Death of Murchadh mac Aodha, 33rd King of Uí Maine.

964
Mathgamain mac Cennetig, leader of the Dál gCais from east Clare, captures Cashel from the Eóganachta.

968
Battle of Sulcoit where Brian Boru and Mathgamain defeat Ivar of Limerick.

970s
970
A hoard of 43 silver and bronze items was left in a rocky cleft deep in Dunmore Caves near Kilkenny.
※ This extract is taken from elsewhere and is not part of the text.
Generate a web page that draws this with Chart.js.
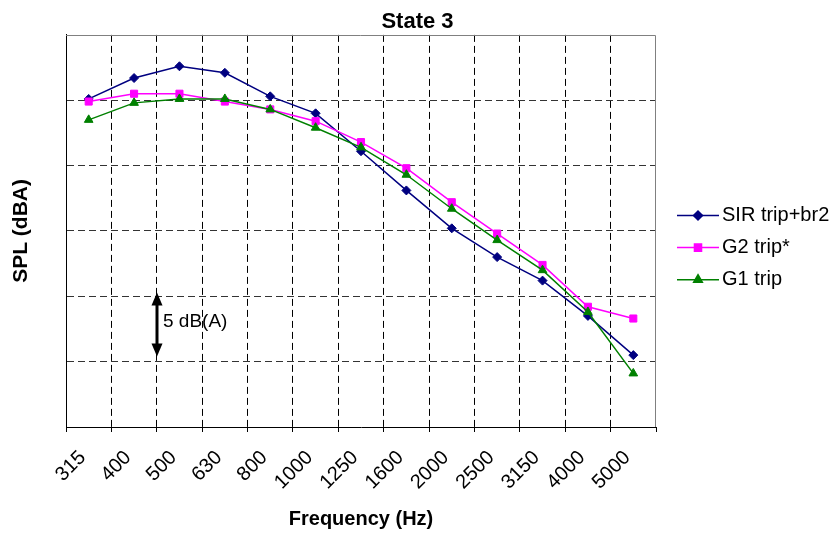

It consisted of silver, ingots and conical buttons woven from fine silver and was discovered in 1999.

976
Mathgamain, leader of the Dál gCais from east Clare, is killed.
Death of Muirchertach mac Mael Sechnaill, King of Mide.
977
Brian Bóruma has Ivar of Limerick killed.
977/8 
Brian Bóruma defeats the last independent Norse of Limerick in the Battle of Cathair Cuan.
978
Brian Bóruma defeats Máel Muad mac Brain in the Battle of Belach Lechta and becomes King of Munster; death of Máel Muad mac Brain.

980s
980
Death of Domnall ua Néill, overking of the Uí Néill, who had reigned since 956: he is succeeded by Mael Seachnaill II, who reigned until his death in 1022
Battle of Tara, at which Mael Seachnaill II defeats a Viking army from Dublin.

981
Mael Seachnaill II besieges and takes the city of Dublin from the Vikings and imposes a heavy tribute on them.

982
The King of Munster, Brian Boru starts extending his authority from his base around Limerick up the River Shannon. By doing so, he comes into conflict with High King Mael Seachnaill II whose power base is the Province of Meath. It is that start of a conflict that lasts until 997.

985
Death of Muirgus mac Domnaill, 35th King of Uí Maine.

986
Death of Mór ingen Donnchadha, Queen of Ireland

989
Sigtrygg Silkbeard becomes King of Dublin

990s
990
Castlekeeran raided by the Vikings. 
997
Brian Boru and Mael Seachnaill II divide Ireland between them

998
King Mael Mordha of Leinster, rebelled against the High King of Ireland, Brian Boru.

999
Brian Boru defeats the Leinstermen and the Vikings at the Battle of Glenn Mama. Sigtrygg Silkbeard, King of Dublin, submits to him. Brian plunders the city.
Death of Muirgheas mac Aedh, king of Uí Díarmata.

1000s
1000
Brian Boru led a combined Munster-Leinster-Dublin army in an attack on High King Máel Sechnaill II's home province of Meath.